Parental involvement: Parental involvement is vital to a child’s progress. Parents who are supportive and are actively involved in their child’s practice will accelerate their progress, perhaps even more than any of the other factors mentioned above.
Musical Exposure: All else being equal, children who had a large exposure to musical activities will progress faster.

Do students go through examinations?
Yes, but I only send my students for examinations when I think that they are ready for exams. Please click here for more information about exams.

Do you allow skipping of grades for your students?
Often parents come to me asking me if I can skip grades for their child because he/she has been learning piano for quite some time but previous teacher has not prepared them for exam yet. There are many reasons why your child is still not yet ready for exams. Usually, the main reason is insufficient practice. It can also be that the child has a slow learning curve, or that there is insufficient parental involvement (this is very important especially for young children). I regret that will only be able to help if the child has a slow learning curve, but is willing to practice and has sufficient parental involvement in his/her music learning.
With regards to skipping of grades, I actually regard this as acceleration in learning instead of skipping grades, because nothing is to be skipped (except the exam) and the student still learns everything that I teach to all my other students who do not skip grades.

To qualify for acceleration in learning, the following conditions must be met.
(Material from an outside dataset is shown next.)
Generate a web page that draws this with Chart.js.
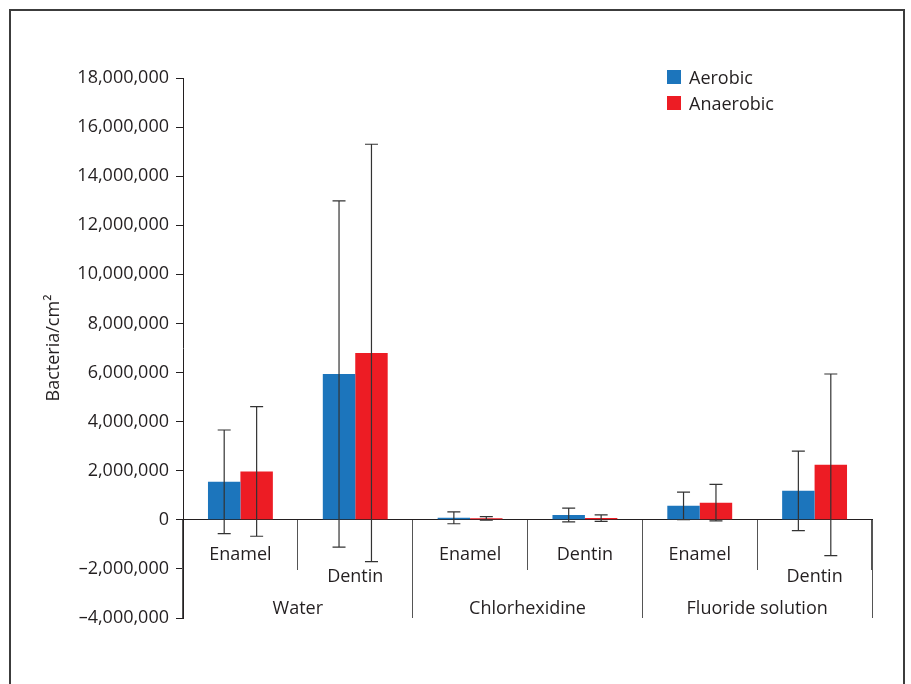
<!DOCTYPE html>
<html>
<head>
<meta charset="utf-8">
<script src="https://cdn.jsdelivr.net/npm/chart.js@4/dist/chart.umd.min.js"></script>
<style>
  html, body { margin: 0; padding: 0; background: #fff; }
  #wrap { position: relative; width: 911px; height: 684px; overflow: hidden; }
  #frame {
    position: absolute; left: 9px; top: 9px; width: 896px; height: 720px;
    border: 2px solid #3c3c3c; box-sizing: border-box;
  }
  #legend {
    position: absolute; left: 667px; top: 64px;
    font: 18px "Open Sans", sans-serif; color: #231f20;
  }
  #legend .item { display: flex; align-items: center; height: 26px; }
  #legend .sw { width: 14px; height: 14px; margin-right: 8px; }
  canvas { position: absolute; left: 0; top: 0; }
</style>
</head>
<body>
<div id="wrap">
  <div id="frame"></div>
  <canvas id="chart" width="911" height="684"></canvas>
  <div id="legend"></div>
</div>
<script>
  const surfaces = ["Enamel", "Dentin", "Enamel", "Dentin", "Enamel", "Dentin"];
  // Dentin labels under water / fluoride sit one line lower in the original
  const surfaceLines = ["Enamel", ["", "Dentin"], "Enamel", "Dentin", "Enamel", ["", "Dentin"]];
  const groups = ["Water", "Chlorhexidine", "Fluoride solution"];

  const aerobic = [1550000, 5940000, 80000, 200000, 570000, 1180000];
  const aerobicSd = [2110000, 7050000, 240000, 280000, 560000, 1620000];
  const anaerobic = [1970000, 6800000, 60000, 70000, 700000, 2240000];
  const anaerobicSd = [2640000, 8500000, 70000, 130000, 740000, 3700000];

  const seriesNames = ["Aerobic", "Anaerobic"];
  const seriesColors = ["#1c75bc", "#ed1c24"];

  const ink = "#231f20";
  const font = { family: "'Open Sans', sans-serif", size: 18, lineHeight: 1.22 };

  const errorBars = {
    id: "errorBars",
    afterDatasetsDraw(chart) {
      const ctx = chart.ctx;
      const y = chart.scales.y;
      ctx.save();
      ctx.strokeStyle = "#333";
      ctx.lineWidth = 1.2;
      chart.data.datasets.forEach((ds, d) => {
        const meta = chart.getDatasetMeta(d);
        meta.data.forEach((bar, i) => {
          const v = ds.data[i];
          const sd = ds.sd[i];
          const top = y.getPixelForValue(v + sd);
          const bot = y.getPixelForValue(v - sd);
          ctx.beginPath();
          ctx.moveTo(bar.x, top);
          ctx.lineTo(bar.x, bot);
          ctx.moveTo(bar.x - 6.5, top);
          ctx.lineTo(bar.x + 6.5, top);
          ctx.moveTo(bar.x - 6.5, bot);
          ctx.lineTo(bar.x + 6.5, bot);
          ctx.stroke();
        });
      });
      ctx.restore();
    },
  };

  const legend = document.getElementById("legend");
  seriesNames.forEach((name, i) => {
    const row = document.createElement("div");
    row.className = "item";
    row.innerHTML = `<span class="sw" style="background:${seriesColors[i]}"></span><span>${name}</span>`;
    legend.appendChild(row);
  });

  new Chart(document.getElementById("chart"), {
    type: "bar",
    data: {
      labels: surfaceLines,
      datasets: [
        { label: seriesNames[0], data: aerobic, sd: aerobicSd, backgroundColor: seriesColors[0] },
        { label: seriesNames[1], data: anaerobic, sd: anaerobicSd, backgroundColor: seriesColors[1] },
      ],
    },
    options: {
      responsive: false,
      animation: false,
      devicePixelRatio: 1,
      layout: { padding: { left: 43, top: 78, right: 39, bottom: 66 } },
      datasets: { bar: { categoryPercentage: 0.565, barPercentage: 1.0, borderWidth: 0 } },
      plugins: { legend: { display: false }, tooltip: { enabled: false } },
      scales: {
        y: {
          min: -4000000,
          max: 18000000,
          afterFit: (s) => { s.width = 140; },
          ticks: {
            stepSize: 2000000,
            color: ink,
            font: font,
            padding: 7,
            callback: (v) => v.toLocaleString("en-US").replace("-", "\u2013"),
          },
          grid: { drawOnChartArea: false, drawTicks: true, tickLength: 7, color: ink, lineWidth: 1 },
          border: { display: true, color: ink, width: 1 },
          title: {
            display: true,
            text: "Bacteria/cm\u00b2",
            color: ink,
            font: font,
            padding: 0,
          },
        },
        x: {
          position: { y: 0 },
          offset: true,
          ticks: { color: ink, font: font, padding: -26, maxRotation: 0, autoSkip: false },
          grid: { offset: true, drawOnChartArea: false, drawTicks: true, tickLength: 50, color: "#555", lineWidth: 1 },
          border: { display: true, color: ink, width: 1 },
        },
        x2: {
          type: "category",
          axis: "x",
          labels: groups,
          position: { y: 0 },
          offset: true,
          ticks: { color: ink, font: font, padding: -20, maxRotation: 0, autoSkip: false },
          grid: { offset: true, drawOnChartArea: false, drawTicks: true, tickLength: 98, color: "#555", lineWidth: 1 },
          border: { display: false },
        },
      },
    },
    plugins: [errorBars],
  });
</script>
</body>
</html>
  • The student has a reasonable amount of music background.
  • The student has a fast learning curve, good memory and good motor skills and coordination.
  • The student is an older/adult beginner who can learn at a faster pace
  • The student must be willing to practice hard for exams. (This is a very important factor) Please note that if you want to skip a grade (for example grade 1-3) in a year but your current standard is still at the previous grade, I am expecting your practice to be at least 1.5 times more than what you are practicing for the previous grade. Remember I regard this as an acceleration rather than skipping. Therefore if you want to reach a higher standard at a shorter time, the only way is to practice more.
  • The student should be able to learn most notes by him/herself, especially at intermediate or advanced grades. They should not be the type who would require any spoon-feeding. Then, I can spend most of the time helping the student with the technique required for the grade and any other areas that they are weak in.
  • For students who have taken exams before, he/she should have obtained at least a distinction for lower grades and a merit for intermediate or higher grades.
  • Students who wish to skip grades should be good in at least 2 of the supporting tests (scales, sight reading, aural), especially sight-reading as it shows what level you really are at. (There are people who passed grade 8 but can’t sight-read grade 1 pieces). This is because exam pieces can be learnt by rote, but supporting tests shows your proficiency in the instrument, your technique and how fast you can learn a new piece with the same amount of practice. And supporting tests can easily pull down your total marks if you are not good in it and still want to skip grades.
  • Maturity in musical awareness and willingness to practice very hard for students wishing to skip higher grades.